* **Input for this task**:

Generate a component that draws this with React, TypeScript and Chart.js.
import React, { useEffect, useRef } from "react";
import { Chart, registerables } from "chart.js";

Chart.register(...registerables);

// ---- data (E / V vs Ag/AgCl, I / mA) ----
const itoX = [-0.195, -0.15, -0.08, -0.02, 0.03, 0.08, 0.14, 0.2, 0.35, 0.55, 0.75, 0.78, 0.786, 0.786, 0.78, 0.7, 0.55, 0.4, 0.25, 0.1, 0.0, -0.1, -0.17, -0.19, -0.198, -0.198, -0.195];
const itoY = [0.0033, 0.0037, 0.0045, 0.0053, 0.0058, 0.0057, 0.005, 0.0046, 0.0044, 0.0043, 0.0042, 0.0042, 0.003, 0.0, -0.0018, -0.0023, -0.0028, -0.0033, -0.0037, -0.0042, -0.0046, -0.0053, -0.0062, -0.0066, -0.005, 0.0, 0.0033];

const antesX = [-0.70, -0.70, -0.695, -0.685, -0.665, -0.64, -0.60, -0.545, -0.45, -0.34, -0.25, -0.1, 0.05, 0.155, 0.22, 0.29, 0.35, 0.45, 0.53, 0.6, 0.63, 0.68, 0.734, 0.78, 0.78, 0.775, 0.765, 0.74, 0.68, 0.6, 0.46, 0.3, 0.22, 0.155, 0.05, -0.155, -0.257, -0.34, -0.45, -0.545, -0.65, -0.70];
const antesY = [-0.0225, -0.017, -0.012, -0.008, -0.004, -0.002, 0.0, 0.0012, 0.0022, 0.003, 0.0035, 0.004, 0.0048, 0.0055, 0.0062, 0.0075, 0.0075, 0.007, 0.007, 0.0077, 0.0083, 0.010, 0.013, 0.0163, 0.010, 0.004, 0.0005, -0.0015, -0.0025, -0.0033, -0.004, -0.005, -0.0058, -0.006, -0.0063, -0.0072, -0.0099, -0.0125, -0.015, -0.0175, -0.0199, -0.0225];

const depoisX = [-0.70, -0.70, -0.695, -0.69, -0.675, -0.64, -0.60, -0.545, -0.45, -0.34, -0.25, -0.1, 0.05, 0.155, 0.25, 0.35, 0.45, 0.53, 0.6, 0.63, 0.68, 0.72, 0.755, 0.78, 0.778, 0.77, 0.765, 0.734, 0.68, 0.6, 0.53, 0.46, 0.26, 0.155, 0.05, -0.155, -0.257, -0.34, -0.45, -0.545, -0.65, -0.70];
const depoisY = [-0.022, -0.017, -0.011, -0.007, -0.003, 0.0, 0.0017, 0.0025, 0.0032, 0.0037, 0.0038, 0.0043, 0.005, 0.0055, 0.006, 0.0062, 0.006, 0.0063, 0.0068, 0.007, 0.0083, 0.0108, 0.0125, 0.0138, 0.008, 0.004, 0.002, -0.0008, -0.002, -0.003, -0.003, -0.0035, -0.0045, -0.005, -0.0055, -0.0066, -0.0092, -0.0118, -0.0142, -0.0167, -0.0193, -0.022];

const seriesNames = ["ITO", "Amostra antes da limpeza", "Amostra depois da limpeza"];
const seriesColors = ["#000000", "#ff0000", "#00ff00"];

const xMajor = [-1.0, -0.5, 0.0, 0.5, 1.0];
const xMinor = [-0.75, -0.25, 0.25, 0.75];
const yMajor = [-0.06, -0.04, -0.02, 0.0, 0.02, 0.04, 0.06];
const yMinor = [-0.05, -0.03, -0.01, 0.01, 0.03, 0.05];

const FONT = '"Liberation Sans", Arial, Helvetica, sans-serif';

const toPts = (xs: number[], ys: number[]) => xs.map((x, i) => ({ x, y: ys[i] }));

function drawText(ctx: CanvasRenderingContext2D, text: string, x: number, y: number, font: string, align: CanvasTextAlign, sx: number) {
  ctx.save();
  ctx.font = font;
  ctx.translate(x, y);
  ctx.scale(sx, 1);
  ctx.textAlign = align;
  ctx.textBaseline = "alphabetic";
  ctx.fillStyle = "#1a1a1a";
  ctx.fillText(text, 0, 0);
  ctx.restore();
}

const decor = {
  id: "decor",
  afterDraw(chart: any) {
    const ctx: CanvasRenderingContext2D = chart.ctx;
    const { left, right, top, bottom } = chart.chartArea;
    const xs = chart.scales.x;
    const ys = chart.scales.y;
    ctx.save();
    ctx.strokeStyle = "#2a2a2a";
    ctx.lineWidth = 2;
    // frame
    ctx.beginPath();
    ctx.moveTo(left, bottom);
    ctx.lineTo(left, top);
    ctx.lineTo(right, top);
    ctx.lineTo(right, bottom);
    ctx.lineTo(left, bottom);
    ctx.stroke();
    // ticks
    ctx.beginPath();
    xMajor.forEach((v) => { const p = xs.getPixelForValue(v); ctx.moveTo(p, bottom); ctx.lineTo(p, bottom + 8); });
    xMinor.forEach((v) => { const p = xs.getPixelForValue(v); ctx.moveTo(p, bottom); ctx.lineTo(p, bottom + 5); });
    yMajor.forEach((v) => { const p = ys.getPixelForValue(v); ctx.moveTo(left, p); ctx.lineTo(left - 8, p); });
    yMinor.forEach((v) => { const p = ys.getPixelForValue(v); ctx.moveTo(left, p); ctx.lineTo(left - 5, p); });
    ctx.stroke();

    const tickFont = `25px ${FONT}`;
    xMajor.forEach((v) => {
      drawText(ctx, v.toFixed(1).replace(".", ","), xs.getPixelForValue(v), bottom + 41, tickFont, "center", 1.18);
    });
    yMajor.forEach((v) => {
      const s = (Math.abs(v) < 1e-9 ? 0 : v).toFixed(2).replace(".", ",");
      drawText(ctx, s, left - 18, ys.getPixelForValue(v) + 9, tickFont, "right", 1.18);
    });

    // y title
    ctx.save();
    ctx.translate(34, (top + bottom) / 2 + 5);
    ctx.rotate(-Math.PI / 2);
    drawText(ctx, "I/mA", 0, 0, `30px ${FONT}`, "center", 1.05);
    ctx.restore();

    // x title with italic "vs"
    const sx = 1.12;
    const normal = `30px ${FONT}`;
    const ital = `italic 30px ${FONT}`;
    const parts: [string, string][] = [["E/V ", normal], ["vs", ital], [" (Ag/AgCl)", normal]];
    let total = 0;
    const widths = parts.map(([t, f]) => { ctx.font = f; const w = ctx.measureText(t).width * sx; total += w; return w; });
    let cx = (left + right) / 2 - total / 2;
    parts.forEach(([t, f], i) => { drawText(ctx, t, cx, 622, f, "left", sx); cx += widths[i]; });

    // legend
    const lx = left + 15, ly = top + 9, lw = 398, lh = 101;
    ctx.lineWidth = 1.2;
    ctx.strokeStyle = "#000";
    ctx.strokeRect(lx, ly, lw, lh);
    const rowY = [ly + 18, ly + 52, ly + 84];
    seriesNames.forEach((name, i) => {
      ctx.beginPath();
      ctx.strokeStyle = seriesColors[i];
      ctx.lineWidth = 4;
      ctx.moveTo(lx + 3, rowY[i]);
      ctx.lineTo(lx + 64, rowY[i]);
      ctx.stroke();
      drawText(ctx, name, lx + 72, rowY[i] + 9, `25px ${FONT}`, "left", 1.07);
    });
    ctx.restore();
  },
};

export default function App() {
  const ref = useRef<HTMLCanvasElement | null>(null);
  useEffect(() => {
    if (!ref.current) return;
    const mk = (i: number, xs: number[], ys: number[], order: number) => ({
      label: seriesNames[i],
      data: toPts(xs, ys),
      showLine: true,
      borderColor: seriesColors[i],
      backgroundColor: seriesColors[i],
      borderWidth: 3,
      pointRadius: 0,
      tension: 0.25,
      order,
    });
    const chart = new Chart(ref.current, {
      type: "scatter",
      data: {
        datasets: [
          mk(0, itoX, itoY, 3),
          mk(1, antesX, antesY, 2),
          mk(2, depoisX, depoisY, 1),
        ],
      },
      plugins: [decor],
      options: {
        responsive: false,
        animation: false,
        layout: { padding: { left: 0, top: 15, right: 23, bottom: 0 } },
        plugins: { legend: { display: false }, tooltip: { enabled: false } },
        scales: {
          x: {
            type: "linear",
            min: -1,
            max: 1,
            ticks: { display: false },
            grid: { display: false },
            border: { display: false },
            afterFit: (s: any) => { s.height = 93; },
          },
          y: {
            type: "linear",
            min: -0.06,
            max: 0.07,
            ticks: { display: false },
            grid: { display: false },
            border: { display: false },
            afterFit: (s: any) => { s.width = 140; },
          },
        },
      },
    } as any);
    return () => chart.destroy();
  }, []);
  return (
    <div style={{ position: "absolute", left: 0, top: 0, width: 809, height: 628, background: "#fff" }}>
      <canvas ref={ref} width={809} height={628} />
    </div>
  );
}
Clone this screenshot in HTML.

* **Required work**:
Word for word, reproduce the listing above from its start up to and including the line that has "-0.005, 0.0, 0.0033];". Give only those lines.

* **The completed task**:
Generate a component that draws this with React, TypeScript and Chart.js.
import React, { useEffect, useRef } from "react";
import { Chart, registerables } from "chart.js";

Chart.register(...registerables);

// ---- data (E / V vs Ag/AgCl, I / mA) ----
const itoX = [-0.195, -0.15, -0.08, -0.02, 0.03, 0.08, 0.14, 0.2, 0.35, 0.55, 0.75, 0.78, 0.786, 0.786, 0.78, 0.7, 0.55, 0.4, 0.25, 0.1, 0.0, -0.1, -0.17, -0.19, -0.198, -0.198, -0.195];
const itoY = [0.0033, 0.0037, 0.0045, 0.0053, 0.0058, 0.0057, 0.005, 0.0046, 0.0044, 0.0043, 0.0042, 0.0042, 0.003, 0.0, -0.0018, -0.0023, -0.0028, -0.0033, -0.0037, -0.0042, -0.0046, -0.0053, -0.0062, -0.0066, -0.005, 0.0, 0.0033];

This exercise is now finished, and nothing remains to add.